(Code that draws figures)

= = = = = = =

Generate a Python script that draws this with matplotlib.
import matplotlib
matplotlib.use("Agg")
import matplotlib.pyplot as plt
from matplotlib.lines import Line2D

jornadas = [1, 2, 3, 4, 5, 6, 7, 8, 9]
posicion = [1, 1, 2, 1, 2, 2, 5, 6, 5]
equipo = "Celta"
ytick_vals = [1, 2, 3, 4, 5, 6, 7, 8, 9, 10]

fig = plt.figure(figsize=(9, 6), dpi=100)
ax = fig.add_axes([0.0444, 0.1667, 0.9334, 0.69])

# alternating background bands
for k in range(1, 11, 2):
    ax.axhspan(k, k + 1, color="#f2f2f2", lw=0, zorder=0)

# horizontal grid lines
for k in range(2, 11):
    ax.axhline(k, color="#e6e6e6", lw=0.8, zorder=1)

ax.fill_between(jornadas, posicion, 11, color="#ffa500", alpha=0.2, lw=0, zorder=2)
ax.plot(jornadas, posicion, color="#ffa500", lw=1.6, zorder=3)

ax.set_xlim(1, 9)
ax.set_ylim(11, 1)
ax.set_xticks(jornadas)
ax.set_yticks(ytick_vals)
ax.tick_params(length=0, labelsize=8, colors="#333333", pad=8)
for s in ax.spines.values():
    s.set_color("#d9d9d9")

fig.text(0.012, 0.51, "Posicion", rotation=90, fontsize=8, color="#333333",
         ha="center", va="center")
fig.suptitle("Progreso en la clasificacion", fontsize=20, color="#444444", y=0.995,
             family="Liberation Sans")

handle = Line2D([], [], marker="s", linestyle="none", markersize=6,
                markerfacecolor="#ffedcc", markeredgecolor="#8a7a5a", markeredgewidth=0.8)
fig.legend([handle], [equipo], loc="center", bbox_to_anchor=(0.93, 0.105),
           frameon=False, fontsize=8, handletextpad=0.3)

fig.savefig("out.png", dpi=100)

= = = = = = =

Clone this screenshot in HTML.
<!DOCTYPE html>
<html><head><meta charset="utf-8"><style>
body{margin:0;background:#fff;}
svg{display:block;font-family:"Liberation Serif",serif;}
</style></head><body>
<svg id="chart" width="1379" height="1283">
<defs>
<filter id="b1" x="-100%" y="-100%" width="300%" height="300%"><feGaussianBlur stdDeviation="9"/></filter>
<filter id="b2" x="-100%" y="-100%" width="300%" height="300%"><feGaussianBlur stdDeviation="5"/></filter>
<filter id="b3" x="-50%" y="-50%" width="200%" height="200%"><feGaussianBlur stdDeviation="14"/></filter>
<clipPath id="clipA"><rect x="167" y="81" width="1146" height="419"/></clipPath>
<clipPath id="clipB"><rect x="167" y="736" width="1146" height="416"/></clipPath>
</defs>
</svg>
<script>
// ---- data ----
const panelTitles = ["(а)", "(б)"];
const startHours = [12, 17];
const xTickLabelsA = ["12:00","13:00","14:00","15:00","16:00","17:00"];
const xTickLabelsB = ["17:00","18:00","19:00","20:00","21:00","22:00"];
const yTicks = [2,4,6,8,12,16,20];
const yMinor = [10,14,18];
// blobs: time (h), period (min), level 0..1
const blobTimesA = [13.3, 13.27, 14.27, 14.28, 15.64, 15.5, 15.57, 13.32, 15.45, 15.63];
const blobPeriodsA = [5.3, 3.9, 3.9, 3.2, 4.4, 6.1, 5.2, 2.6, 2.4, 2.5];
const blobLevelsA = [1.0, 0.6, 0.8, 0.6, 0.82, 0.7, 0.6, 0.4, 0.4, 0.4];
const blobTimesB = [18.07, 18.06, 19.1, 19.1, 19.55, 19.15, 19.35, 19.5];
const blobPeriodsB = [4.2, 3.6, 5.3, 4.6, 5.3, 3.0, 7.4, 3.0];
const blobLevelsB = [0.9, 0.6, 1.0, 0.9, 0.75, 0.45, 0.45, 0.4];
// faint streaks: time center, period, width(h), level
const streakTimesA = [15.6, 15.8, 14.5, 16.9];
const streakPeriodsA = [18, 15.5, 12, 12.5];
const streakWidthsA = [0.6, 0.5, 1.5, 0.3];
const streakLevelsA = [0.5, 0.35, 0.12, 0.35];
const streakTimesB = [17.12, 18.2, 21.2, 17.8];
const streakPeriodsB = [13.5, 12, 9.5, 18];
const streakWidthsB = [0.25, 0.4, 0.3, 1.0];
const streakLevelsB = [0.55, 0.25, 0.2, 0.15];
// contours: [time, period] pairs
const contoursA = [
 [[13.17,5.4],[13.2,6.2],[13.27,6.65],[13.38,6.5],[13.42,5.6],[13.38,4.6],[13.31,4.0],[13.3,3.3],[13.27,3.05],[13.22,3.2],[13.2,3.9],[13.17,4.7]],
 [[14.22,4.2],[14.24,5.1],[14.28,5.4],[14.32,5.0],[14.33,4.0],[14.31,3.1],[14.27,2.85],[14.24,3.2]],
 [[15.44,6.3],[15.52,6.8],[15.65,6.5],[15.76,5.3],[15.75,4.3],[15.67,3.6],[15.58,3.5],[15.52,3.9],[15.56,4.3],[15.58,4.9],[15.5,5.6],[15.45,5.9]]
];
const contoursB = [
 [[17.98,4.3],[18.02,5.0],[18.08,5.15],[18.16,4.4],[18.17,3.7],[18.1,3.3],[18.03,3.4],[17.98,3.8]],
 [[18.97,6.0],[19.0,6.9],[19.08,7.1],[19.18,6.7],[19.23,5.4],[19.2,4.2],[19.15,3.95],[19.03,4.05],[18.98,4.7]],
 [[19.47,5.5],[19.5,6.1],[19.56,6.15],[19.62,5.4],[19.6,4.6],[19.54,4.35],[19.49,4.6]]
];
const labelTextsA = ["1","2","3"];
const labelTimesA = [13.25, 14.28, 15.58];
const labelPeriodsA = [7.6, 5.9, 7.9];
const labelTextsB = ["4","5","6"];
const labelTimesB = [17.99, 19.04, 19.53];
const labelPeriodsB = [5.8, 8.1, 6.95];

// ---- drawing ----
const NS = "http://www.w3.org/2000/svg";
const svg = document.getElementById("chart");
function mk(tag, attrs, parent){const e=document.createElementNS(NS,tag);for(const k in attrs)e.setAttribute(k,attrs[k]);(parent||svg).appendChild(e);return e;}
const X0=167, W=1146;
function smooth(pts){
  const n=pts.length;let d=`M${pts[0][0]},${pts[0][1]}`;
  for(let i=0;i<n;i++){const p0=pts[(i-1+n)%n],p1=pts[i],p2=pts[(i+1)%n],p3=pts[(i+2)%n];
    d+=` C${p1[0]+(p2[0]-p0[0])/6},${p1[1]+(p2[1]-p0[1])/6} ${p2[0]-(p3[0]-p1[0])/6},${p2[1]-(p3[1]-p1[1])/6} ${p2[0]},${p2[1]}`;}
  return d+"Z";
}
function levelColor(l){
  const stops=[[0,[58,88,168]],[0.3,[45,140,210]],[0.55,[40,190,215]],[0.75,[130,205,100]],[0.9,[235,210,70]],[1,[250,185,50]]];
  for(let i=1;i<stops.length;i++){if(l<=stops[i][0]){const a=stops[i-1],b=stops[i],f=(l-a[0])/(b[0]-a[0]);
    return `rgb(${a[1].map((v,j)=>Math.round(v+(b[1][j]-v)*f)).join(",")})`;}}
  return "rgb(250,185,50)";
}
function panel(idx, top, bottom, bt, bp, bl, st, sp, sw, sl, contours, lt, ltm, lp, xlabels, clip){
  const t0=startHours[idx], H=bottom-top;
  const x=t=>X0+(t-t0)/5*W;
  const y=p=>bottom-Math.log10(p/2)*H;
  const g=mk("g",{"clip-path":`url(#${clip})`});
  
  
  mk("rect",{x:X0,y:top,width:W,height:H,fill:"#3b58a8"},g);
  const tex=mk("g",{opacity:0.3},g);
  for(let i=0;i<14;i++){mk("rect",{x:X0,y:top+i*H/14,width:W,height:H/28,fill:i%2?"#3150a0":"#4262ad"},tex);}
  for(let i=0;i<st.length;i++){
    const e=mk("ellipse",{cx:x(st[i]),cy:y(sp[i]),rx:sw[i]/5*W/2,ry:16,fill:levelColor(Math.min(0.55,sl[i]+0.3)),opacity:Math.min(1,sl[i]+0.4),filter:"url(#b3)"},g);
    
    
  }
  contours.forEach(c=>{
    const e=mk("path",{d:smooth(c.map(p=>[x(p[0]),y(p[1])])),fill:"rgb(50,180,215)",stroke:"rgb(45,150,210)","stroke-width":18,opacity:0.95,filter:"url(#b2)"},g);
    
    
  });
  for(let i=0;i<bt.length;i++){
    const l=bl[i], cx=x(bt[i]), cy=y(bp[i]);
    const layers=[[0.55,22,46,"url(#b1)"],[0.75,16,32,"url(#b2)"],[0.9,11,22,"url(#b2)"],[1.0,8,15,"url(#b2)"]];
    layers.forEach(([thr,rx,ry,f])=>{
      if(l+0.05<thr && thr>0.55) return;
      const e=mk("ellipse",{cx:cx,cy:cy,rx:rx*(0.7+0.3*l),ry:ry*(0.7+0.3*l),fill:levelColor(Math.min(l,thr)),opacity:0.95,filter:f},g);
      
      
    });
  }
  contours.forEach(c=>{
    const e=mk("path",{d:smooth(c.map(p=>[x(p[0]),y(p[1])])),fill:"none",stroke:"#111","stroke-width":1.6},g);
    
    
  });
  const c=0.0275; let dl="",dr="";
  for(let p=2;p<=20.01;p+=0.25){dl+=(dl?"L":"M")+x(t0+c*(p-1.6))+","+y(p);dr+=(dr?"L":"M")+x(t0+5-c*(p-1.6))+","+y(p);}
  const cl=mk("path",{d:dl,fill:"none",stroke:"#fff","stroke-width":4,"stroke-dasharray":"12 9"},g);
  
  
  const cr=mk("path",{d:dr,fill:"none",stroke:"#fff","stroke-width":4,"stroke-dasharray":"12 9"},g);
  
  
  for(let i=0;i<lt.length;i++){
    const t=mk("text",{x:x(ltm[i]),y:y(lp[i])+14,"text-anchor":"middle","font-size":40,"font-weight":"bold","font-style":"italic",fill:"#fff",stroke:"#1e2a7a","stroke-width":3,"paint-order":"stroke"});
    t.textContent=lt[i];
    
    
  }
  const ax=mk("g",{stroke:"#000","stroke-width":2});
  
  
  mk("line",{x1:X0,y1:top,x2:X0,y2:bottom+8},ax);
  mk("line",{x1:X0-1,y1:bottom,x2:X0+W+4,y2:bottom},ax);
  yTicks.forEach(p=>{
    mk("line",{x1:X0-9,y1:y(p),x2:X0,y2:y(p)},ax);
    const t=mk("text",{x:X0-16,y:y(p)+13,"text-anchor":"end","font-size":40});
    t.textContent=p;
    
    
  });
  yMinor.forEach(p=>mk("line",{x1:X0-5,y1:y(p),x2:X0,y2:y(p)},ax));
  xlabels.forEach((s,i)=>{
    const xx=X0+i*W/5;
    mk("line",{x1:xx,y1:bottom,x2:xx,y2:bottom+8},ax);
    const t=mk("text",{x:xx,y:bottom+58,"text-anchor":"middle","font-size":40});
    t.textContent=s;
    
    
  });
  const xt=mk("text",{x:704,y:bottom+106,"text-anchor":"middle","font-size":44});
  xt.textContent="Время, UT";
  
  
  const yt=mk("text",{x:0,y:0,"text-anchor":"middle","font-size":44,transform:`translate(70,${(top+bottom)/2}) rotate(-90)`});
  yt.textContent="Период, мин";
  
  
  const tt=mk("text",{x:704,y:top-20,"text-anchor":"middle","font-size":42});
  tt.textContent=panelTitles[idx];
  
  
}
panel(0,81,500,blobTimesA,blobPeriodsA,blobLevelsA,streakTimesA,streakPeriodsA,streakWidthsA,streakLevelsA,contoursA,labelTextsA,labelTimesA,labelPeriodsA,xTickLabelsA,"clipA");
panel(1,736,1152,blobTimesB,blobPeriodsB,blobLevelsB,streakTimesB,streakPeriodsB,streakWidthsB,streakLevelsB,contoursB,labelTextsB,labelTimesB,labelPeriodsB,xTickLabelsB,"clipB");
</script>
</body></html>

= = = = = = =

◆ The exercise
From the line containing "Generate a Python" down to the line containing "ytick_vals = [1, 2, 3, 4, 5, 6, 7, 8, 9, 10]" in the material above, reproduce every line exactly, including the two end lines.

◆ Answer in full
Generate a Python script that draws this with matplotlib.
import matplotlib
matplotlib.use("Agg")
import matplotlib.pyplot as plt
from matplotlib.lines import Line2D

jornadas = [1, 2, 3, 4, 5, 6, 7, 8, 9]
posicion = [1, 1, 2, 1, 2, 2, 5, 6, 5]
equipo = "Celta"
ytick_vals = [1, 2, 3, 4, 5, 6, 7, 8, 9, 10]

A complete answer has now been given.